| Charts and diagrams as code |
----------------------------------------
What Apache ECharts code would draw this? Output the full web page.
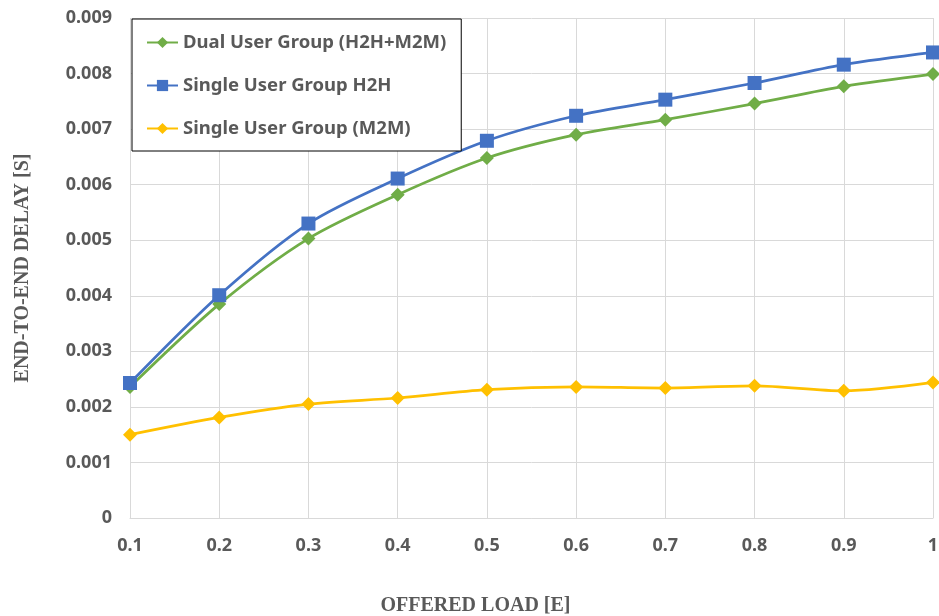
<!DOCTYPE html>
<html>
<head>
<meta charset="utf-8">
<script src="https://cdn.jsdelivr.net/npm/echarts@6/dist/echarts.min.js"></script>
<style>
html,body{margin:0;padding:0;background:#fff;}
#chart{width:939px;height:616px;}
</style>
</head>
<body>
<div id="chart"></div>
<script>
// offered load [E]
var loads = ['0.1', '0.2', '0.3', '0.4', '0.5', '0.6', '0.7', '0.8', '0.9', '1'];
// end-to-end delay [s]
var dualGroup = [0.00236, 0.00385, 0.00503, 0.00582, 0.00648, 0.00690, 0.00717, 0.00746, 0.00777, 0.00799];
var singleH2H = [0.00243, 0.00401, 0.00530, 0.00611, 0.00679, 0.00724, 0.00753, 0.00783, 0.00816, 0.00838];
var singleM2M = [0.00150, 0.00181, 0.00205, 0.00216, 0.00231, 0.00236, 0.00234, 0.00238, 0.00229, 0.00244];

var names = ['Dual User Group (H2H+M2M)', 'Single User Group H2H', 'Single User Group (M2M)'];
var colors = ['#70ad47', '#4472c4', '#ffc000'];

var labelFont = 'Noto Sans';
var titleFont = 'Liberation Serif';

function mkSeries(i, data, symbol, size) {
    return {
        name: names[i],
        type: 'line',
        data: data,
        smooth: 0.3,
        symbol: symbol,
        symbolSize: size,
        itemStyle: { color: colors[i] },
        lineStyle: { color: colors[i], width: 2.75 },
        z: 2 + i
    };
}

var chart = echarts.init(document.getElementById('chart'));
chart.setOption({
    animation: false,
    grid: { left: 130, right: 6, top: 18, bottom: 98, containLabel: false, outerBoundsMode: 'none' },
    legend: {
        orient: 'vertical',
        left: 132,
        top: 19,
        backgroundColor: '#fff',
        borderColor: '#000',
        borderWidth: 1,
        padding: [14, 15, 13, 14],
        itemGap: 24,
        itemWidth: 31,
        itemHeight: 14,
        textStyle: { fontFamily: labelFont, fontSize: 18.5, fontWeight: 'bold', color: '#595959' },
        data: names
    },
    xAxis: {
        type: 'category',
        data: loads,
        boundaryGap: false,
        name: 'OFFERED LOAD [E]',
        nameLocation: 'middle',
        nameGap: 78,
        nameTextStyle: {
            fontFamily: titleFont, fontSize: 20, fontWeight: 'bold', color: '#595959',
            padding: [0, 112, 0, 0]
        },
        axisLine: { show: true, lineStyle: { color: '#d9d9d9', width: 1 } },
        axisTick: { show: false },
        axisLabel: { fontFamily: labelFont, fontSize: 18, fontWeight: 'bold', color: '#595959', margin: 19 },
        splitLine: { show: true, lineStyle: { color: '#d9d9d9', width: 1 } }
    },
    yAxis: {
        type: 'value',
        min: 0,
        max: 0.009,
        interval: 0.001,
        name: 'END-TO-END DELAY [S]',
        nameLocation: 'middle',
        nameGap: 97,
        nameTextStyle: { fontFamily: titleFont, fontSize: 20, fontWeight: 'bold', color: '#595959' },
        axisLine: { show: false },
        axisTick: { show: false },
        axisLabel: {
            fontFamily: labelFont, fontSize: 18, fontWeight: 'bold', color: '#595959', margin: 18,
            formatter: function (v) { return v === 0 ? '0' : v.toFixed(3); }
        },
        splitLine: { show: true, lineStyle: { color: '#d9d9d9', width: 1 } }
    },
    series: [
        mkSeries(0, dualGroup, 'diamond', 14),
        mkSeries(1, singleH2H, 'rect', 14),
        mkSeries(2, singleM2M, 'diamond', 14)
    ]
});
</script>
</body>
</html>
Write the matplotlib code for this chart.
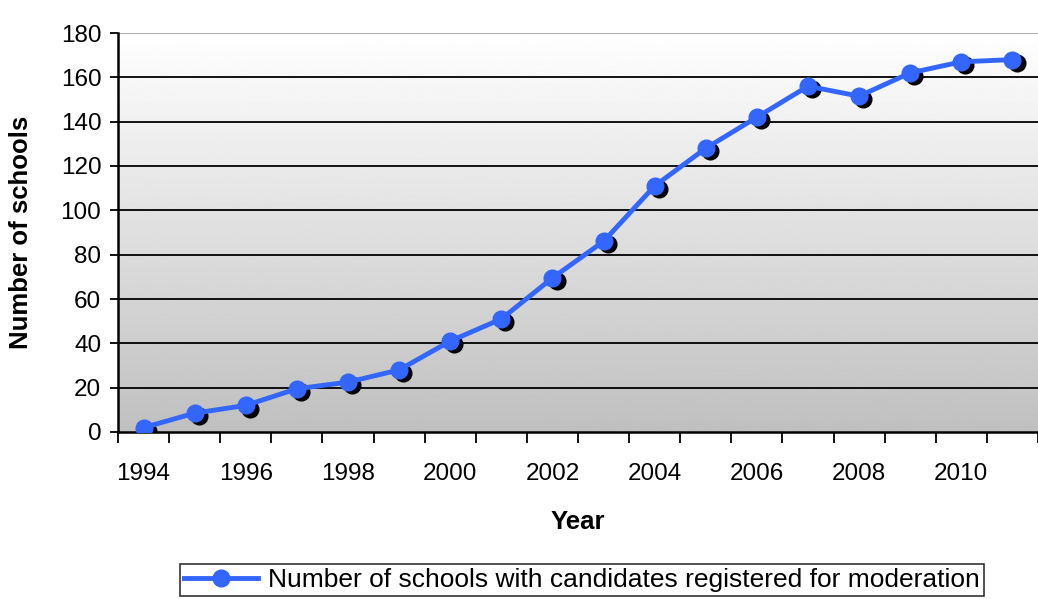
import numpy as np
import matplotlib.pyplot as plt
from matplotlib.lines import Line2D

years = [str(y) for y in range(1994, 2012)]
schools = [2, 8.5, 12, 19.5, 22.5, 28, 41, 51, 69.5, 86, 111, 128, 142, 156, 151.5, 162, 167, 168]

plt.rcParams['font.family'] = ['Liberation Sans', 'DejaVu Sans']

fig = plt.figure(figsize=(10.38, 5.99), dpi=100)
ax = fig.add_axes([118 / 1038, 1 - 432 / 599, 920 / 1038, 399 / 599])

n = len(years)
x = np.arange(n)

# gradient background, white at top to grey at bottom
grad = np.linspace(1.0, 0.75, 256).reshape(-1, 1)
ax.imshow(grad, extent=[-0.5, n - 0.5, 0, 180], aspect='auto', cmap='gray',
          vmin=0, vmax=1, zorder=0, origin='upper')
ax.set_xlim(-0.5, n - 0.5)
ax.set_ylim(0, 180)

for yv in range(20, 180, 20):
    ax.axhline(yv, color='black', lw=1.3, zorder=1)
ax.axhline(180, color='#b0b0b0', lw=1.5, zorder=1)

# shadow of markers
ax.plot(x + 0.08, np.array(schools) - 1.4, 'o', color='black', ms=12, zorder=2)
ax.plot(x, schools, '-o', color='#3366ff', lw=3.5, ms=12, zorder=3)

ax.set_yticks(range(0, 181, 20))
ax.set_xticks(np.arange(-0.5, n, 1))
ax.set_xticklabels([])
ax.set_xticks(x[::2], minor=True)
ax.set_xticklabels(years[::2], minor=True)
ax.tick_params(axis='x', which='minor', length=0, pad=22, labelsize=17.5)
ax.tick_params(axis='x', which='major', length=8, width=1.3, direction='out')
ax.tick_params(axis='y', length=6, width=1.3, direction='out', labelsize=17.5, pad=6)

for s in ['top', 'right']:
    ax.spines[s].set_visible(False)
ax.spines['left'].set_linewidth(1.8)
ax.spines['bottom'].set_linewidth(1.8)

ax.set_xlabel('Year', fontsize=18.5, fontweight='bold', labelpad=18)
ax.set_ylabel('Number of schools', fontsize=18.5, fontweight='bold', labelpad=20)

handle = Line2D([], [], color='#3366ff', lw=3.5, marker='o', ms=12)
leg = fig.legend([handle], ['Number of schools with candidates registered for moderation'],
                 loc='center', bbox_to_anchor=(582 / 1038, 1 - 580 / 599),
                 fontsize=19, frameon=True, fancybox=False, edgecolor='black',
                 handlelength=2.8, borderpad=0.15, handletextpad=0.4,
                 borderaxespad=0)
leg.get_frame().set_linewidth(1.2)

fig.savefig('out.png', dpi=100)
----------------------------------------
| What this task involves |
Keep the pictures out of the copy and write out the data exactly as it stands.

| Final result |
What Apache ECharts code would draw this? Output the full web page.
<!DOCTYPE html>
<html>
<head>
<meta charset="utf-8">
<script src="https://cdn.jsdelivr.net/npm/echarts@6/dist/echarts.min.js"></script>
<style>
html,body{margin:0;padding:0;background:#fff;}
#chart{width:939px;height:616px;}
</style>
</head>
<body>
<div id="chart"></div>
<script>
// offered load [E]
var loads = ['0.1', '0.2', '0.3', '0.4', '0.5', '0.6', '0.7', '0.8', '0.9', '1'];
// end-to-end delay [s]
var dualGroup = [0.00236, 0.00385, 0.00503, 0.00582, 0.00648, 0.00690, 0.00717, 0.00746, 0.00777, 0.00799];
var singleH2H = [0.00243, 0.00401, 0.00530, 0.00611, 0.00679, 0.00724, 0.00753, 0.00783, 0.00816, 0.00838];
var singleM2M = [0.00150, 0.00181, 0.00205, 0.00216, 0.00231, 0.00236, 0.00234, 0.00238, 0.00229, 0.00244];

var names = ['Dual User Group (H2H+M2M)', 'Single User Group H2H', 'Single User Group (M2M)'];
var colors = ['#70ad47', '#4472c4', '#ffc000'];

var labelFont = 'Noto Sans';
var titleFont = 'Liberation Serif';

function mkSeries(i, data, symbol, size) {
    return {
        name: names[i],
        type: 'line',
        data: data,
        smooth: 0.3,
        symbol: symbol,
        symbolSize: size,
        itemStyle: { color: colors[i] },
        lineStyle: { color: colors[i], width: 2.75 },
        z: 2 + i
    };
}

var chart = echarts.init(document.getElementById('chart'));
chart.setOption({
    animation: false,
    grid: { left: 130, right: 6, top: 18, bottom: 98, containLabel: false, outerBoundsMode: 'none' },
    legend: {
        orient: 'vertical',
        left: 132,
        top: 19,
        backgroundColor: '#fff',
        borderColor: '#000',
        borderWidth: 1,
        padding: [14, 15, 13, 14],
        itemGap: 24,
        itemWidth: 31,
        itemHeight: 14,
        textStyle: { fontFamily: labelFont, fontSize: 18.5, fontWeight: 'bold', color: '#595959' },
        data: names
    },
    xAxis: {
        type: 'category',
        data: loads,
        boundaryGap: false,
        name: 'OFFERED LOAD [E]',
        nameLocation: 'middle',
        nameGap: 78,
        nameTextStyle: {
            fontFamily: titleFont, fontSize: 20, fontWeight: 'bold', color: '#595959',
            padding: [0, 112, 0, 0]
        },
        axisLine: { show: true, lineStyle: { color: '#d9d9d9', width: 1 } },
        axisTick: { show: false },
        axisLabel: { fontFamily: labelFont, fontSize: 18, fontWeight: 'bold', color: '#595959', margin: 19 },
        splitLine: { show: true, lineStyle: { color: '#d9d9d9', width: 1 } }
    },
    yAxis: {
        type: 'value',
        min: 0,
        max: 0.009,
        interval: 0.001,
        name: 'END-TO-END DELAY [S]',
        nameLocation: 'middle',
        nameGap: 97,
        nameTextStyle: { fontFamily: titleFont, fontSize: 20, fontWeight: 'bold', color: '#595959' },
        axisLine: { show: false },
        axisTick: { show: false },
        axisLabel: {
            fontFamily: labelFont, fontSize: 18, fontWeight: 'bold', color: '#595959', margin: 18,
            formatter: function (v) { return v === 0 ? '0' : v.toFixed(3); }
        },
        splitLine: { show: true, lineStyle: { color: '#d9d9d9', width: 1 } }
    },
    series: [
        mkSeries(0, dualGroup, 'diamond', 14),
        mkSeries(1, singleH2H, 'rect', 14),
        mkSeries(2, singleM2M, 'diamond', 14)
    ]
});
</script>
</body>
</html>
Write the matplotlib code for this chart.
import numpy as np
import matplotlib.pyplot as plt
from matplotlib.lines import Line2D

years = [str(y) for y in range(1994, 2012)]
schools = [2, 8.5, 12, 19.5, 22.5, 28, 41, 51, 69.5, 86, 111, 128, 142, 156, 151.5, 162, 167, 168]

plt.rcParams['font.family'] = ['Liberation Sans', 'DejaVu Sans']

fig = plt.figure(figsize=(10.38, 5.99), dpi=100)
ax = fig.add_axes([118 / 1038, 1 - 432 / 599, 920 / 1038, 399 / 599])

n = len(years)
x = np.arange(n)

# gradient background, white at top to grey at bottom
grad = np.linspace(1.0, 0.75, 256).reshape(-1, 1)
ax.imshow(grad, extent=[-0.5, n - 0.5, 0, 180], aspect='auto', cmap='gray',
          vmin=0, vmax=1, zorder=0, origin='upper')
ax.set_xlim(-0.5, n - 0.5)
ax.set_ylim(0, 180)

for yv in range(20, 180, 20):
    ax.axhline(yv, color='black', lw=1.3, zorder=1)
ax.axhline(180, color='#b0b0b0', lw=1.5, zorder=1)

# shadow of markers
ax.plot(x + 0.08, np.array(schools) - 1.4, 'o', color='black', ms=12, zorder=2)
ax.plot(x, schools, '-o', color='#3366ff', lw=3.5, ms=12, zorder=3)

ax.set_yticks(range(0, 181, 20))
ax.set_xticks(np.arange(-0.5, n, 1))
ax.set_xticklabels([])
ax.set_xticks(x[::2], minor=True)
ax.set_xticklabels(years[::2], minor=True)
ax.tick_params(axis='x', which='minor', length=0, pad=22, labelsize=17.5)
ax.tick_params(axis='x', which='major', length=8, width=1.3, direction='out')
ax.tick_params(axis='y', length=6, width=1.3, direction='out', labelsize=17.5, pad=6)

for s in ['top', 'right']:
    ax.spines[s].set_visible(False)
ax.spines['left'].set_linewidth(1.8)
ax.spines['bottom'].set_linewidth(1.8)

ax.set_xlabel('Year', fontsize=18.5, fontweight='bold', labelpad=18)
ax.set_ylabel('Number of schools', fontsize=18.5, fontweight='bold', labelpad=20)

handle = Line2D([], [], color='#3366ff', lw=3.5, marker='o', ms=12)
leg = fig.legend([handle], ['Number of schools with candidates registered for moderation'],
                 loc='center', bbox_to_anchor=(582 / 1038, 1 - 580 / 599),
                 fontsize=19, frameon=True, fancybox=False, edgecolor='black',
                 handlelength=2.8, borderpad=0.15, handletextpad=0.4,
                 borderaxespad=0)
leg.get_frame().set_linewidth(1.2)

fig.savefig('out.png', dpi=100)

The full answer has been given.